Data section
_____

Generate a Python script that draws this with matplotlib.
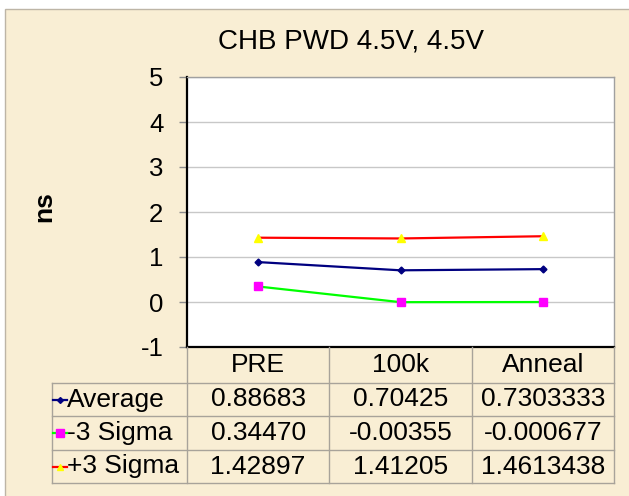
import matplotlib
matplotlib.use("Agg")
import matplotlib.pyplot as plt
from matplotlib.patches import Rectangle
from matplotlib.lines import Line2D

# ---- data ----
categories = ["PRE", "100k", "Anneal"]
series_names = ["Average", "-3 Sigma", "+3 Sigma"]
average_text = ["0.88683", "0.70425", "0.7303333"]
minus3_text = ["0.34470", "-0.00355", "-0.000677"]
plus3_text = ["1.42897", "1.41205", "1.4613438"]
y_ticks = [-1, 0, 1, 2, 3, 4, 5]
title = "CHB PWD 4.5V, 4.5V"
y_label = "ns"

series_text = [average_text, minus3_text, plus3_text]
series_vals = [[float(s) for s in row] for row in series_text]

# ---- styles ----
line_colors = ["#000080", "#00FF00", "#FF0000"]
marker_shapes = ["D", "s", "^"]
marker_face = ["#000080", "#FF00FF", "#FFFF00"]
marker_sizes = [3.5, 6, 5.5]
PARCH = "#F9EED4"
GRIDC = "#A8A39A"
FONT = "Liberation Sans"
FS = 19
plt.rcParams["font.family"] = [FONT, "DejaVu Sans"]

W, H = 629, 496
fig = plt.figure(figsize=(W / 100, H / 100), dpi=100)
fig.patch.set_facecolor("white")


def fx(px):
    return px / W


def fy(py):
    return 1 - py / H


# chart area background
bg = Rectangle((fx(5), -0.1), 1.2, fy(9) + 0.1, transform=fig.transFigure,
               facecolor=PARCH, edgecolor="#BDB5A6", lw=1, zorder=-10)
fig.add_artist(bg)

# plot area
L, R, T, B = 187, 614, 77, 347
ax = fig.add_axes([fx(L), fy(B), fx(R) - fx(L), fy(T) - fy(B)])
ax.set_zorder(1)
ax.set_facecolor("white")
ax.set_xlim(0, len(categories))
ax.set_ylim(y_ticks[0], y_ticks[-1])
ax.set_yticks(y_ticks)
ax.set_yticklabels([str(t) for t in y_ticks])
ax.set_xticks([])
ax.yaxis.grid(True, color="#C8C8C8", lw=1)
ax.set_axisbelow(True)
ax.tick_params(axis="y", length=6, width=1, color="#8C8C8C", pad=11, labelsize=FS - 0.5)
for s in ["left", "bottom"]:
    ax.spines[s].set_color("black")
    ax.spines[s].set_linewidth(1.6)
for s in ["top", "right"]:
    ax.spines[s].set_color("#A0A0A0")
    ax.spines[s].set_linewidth(1)

xs = [i + 0.5 for i in range(len(categories))]
for vals, lc, m, mf, ms in zip(series_vals, line_colors, marker_shapes, marker_face, marker_sizes):
    ax.plot(xs, vals, color=lc, lw=1.6, marker=m, markerfacecolor=mf,
            markeredgecolor=mf, markersize=ms, zorder=3, clip_on=False)

# title and axis label
fig.text(fx(351.5), fy(42), title, ha="center", va="center", fontsize=20)
fig.text(fx(44), fy(207), y_label, ha="center", va="center", fontsize=FS,
         fontweight="bold", rotation=90)

# ---- data table ----
col_edges_px = [L + (R - L) * i / len(categories) for i in range(len(categories) + 1)]
lab_left = 52
row_edges = [B, 383, 416, 450, 483]


def hline(y, x0, x1):
    fig.add_artist(Line2D([fx(x0), fx(x1)], [fy(y), fy(y)], transform=fig.transFigure,
                          color=GRIDC, lw=1, zorder=2))


def vline(x, y0, y1):
    fig.add_artist(Line2D([fx(x), fx(x)], [fy(y0), fy(y1)], transform=fig.transFigure,
                          color=GRIDC, lw=1, zorder=2))


for y in row_edges[1:]:
    hline(y, lab_left, R)
for x in col_edges_px:
    vline(x, B, row_edges[-1])
vline(lab_left, row_edges[1], row_edges[-1])

# header
hy = (row_edges[0] + row_edges[1]) / 2
for i, c in enumerate(categories):
    cx = (col_edges_px[i] + col_edges_px[i + 1]) / 2
    fig.text(fx(cx), fy(hy), c, ha="center", va="center", fontsize=FS)

# rows
for r, (name, texts) in enumerate(zip(series_names, series_text)):
    ry = (row_edges[r + 1] + row_edges[r + 2]) / 2
    fig.add_artist(Line2D([fx(lab_left + 1), fx(67)], [fy(ry), fy(ry)], transform=fig.transFigure,
                          color=line_colors[r], lw=1.6, zorder=3))
    fig.add_artist(Line2D([fx(59.5)], [fy(ry)], transform=fig.transFigure, marker=marker_shapes[r],
                          markerfacecolor=marker_face[r], markeredgecolor=marker_face[r],
                          markersize=marker_sizes[r] - 0.5, zorder=4))
    fig.text(fx(67), fy(ry), name, ha="left", va="center", fontsize=FS)
    for i, t in enumerate(texts):
        cx = (col_edges_px[i] + col_edges_px[i + 1]) / 2
        fig.text(fx(cx), fy(ry), t, ha="center", va="center", fontsize=FS)

fig.savefig("out.png", dpi=100, facecolor=fig.get_facecolor())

_____

To do
Without the pictures, repeat the listing above exactly.

Written solution
Generate a Python script that draws this with matplotlib.
import matplotlib
matplotlib.use("Agg")
import matplotlib.pyplot as plt
from matplotlib.patches import Rectangle
from matplotlib.lines import Line2D

# ---- data ----
categories = ["PRE", "100k", "Anneal"]
series_names = ["Average", "-3 Sigma", "+3 Sigma"]
average_text = ["0.88683", "0.70425", "0.7303333"]
minus3_text = ["0.34470", "-0.00355", "-0.000677"]
plus3_text = ["1.42897", "1.41205", "1.4613438"]
y_ticks = [-1, 0, 1, 2, 3, 4, 5]
title = "CHB PWD 4.5V, 4.5V"
y_label = "ns"

series_text = [average_text, minus3_text, plus3_text]
series_vals = [[float(s) for s in row] for row in series_text]

# ---- styles ----
line_colors = ["#000080", "#00FF00", "#FF0000"]
marker_shapes = ["D", "s", "^"]
marker_face = ["#000080", "#FF00FF", "#FFFF00"]
marker_sizes = [3.5, 6, 5.5]
PARCH = "#F9EED4"
GRIDC = "#A8A39A"
FONT = "Liberation Sans"
FS = 19
plt.rcParams["font.family"] = [FONT, "DejaVu Sans"]

W, H = 629, 496
fig = plt.figure(figsize=(W / 100, H / 100), dpi=100)
fig.patch.set_facecolor("white")


def fx(px):
    return px / W


def fy(py):
    return 1 - py / H


# chart area background
bg = Rectangle((fx(5), -0.1), 1.2, fy(9) + 0.1, transform=fig.transFigure,
               facecolor=PARCH, edgecolor="#BDB5A6", lw=1, zorder=-10)
fig.add_artist(bg)

# plot area
L, R, T, B = 187, 614, 77, 347
ax = fig.add_axes([fx(L), fy(B), fx(R) - fx(L), fy(T) - fy(B)])
ax.set_zorder(1)
ax.set_facecolor("white")
ax.set_xlim(0, len(categories))
ax.set_ylim(y_ticks[0], y_ticks[-1])
ax.set_yticks(y_ticks)
ax.set_yticklabels([str(t) for t in y_ticks])
ax.set_xticks([])
ax.yaxis.grid(True, color="#C8C8C8", lw=1)
ax.set_axisbelow(True)
ax.tick_params(axis="y", length=6, width=1, color="#8C8C8C", pad=11, labelsize=FS - 0.5)
for s in ["left", "bottom"]:
    ax.spines[s].set_color("black")
    ax.spines[s].set_linewidth(1.6)
for s in ["top", "right"]:
    ax.spines[s].set_color("#A0A0A0")
    ax.spines[s].set_linewidth(1)

xs = [i + 0.5 for i in range(len(categories))]
for vals, lc, m, mf, ms in zip(series_vals, line_colors, marker_shapes, marker_face, marker_sizes):
    ax.plot(xs, vals, color=lc, lw=1.6, marker=m, markerfacecolor=mf,
            markeredgecolor=mf, markersize=ms, zorder=3, clip_on=False)

# title and axis label
fig.text(fx(351.5), fy(42), title, ha="center", va="center", fontsize=20)
fig.text(fx(44), fy(207), y_label, ha="center", va="center", fontsize=FS,
         fontweight="bold", rotation=90)

# ---- data table ----
col_edges_px = [L + (R - L) * i / len(categories) for i in range(len(categories) + 1)]
lab_left = 52
row_edges = [B, 383, 416, 450, 483]


def hline(y, x0, x1):
    fig.add_artist(Line2D([fx(x0), fx(x1)], [fy(y), fy(y)], transform=fig.transFigure,
                          color=GRIDC, lw=1, zorder=2))


def vline(x, y0, y1):
    fig.add_artist(Line2D([fx(x), fx(x)], [fy(y0), fy(y1)], transform=fig.transFigure,
                          color=GRIDC, lw=1, zorder=2))


for y in row_edges[1:]:
    hline(y, lab_left, R)
for x in col_edges_px:
    vline(x, B, row_edges[-1])
vline(lab_left, row_edges[1], row_edges[-1])

# header
hy = (row_edges[0] + row_edges[1]) / 2
for i, c in enumerate(categories):
    cx = (col_edges_px[i] + col_edges_px[i + 1]) / 2
    fig.text(fx(cx), fy(hy), c, ha="center", va="center", fontsize=FS)

# rows
for r, (name, texts) in enumerate(zip(series_names, series_text)):
    ry = (row_edges[r + 1] + row_edges[r + 2]) / 2
    fig.add_artist(Line2D([fx(lab_left + 1), fx(67)], [fy(ry), fy(ry)], transform=fig.transFigure,
                          color=line_colors[r], lw=1.6, zorder=3))
    fig.add_artist(Line2D([fx(59.5)], [fy(ry)], transform=fig.transFigure, marker=marker_shapes[r],
                          markerfacecolor=marker_face[r], markeredgecolor=marker_face[r],
                          markersize=marker_sizes[r] - 0.5, zorder=4))
    fig.text(fx(67), fy(ry), name, ha="left", va="center", fontsize=FS)
    for i, t in enumerate(texts):
        cx = (col_edges_px[i] + col_edges_px[i + 1]) / 2
        fig.text(fx(cx), fy(ry), t, ha="center", va="center", fontsize=FS)

fig.savefig("out.png", dpi=100, facecolor=fig.get_facecolor())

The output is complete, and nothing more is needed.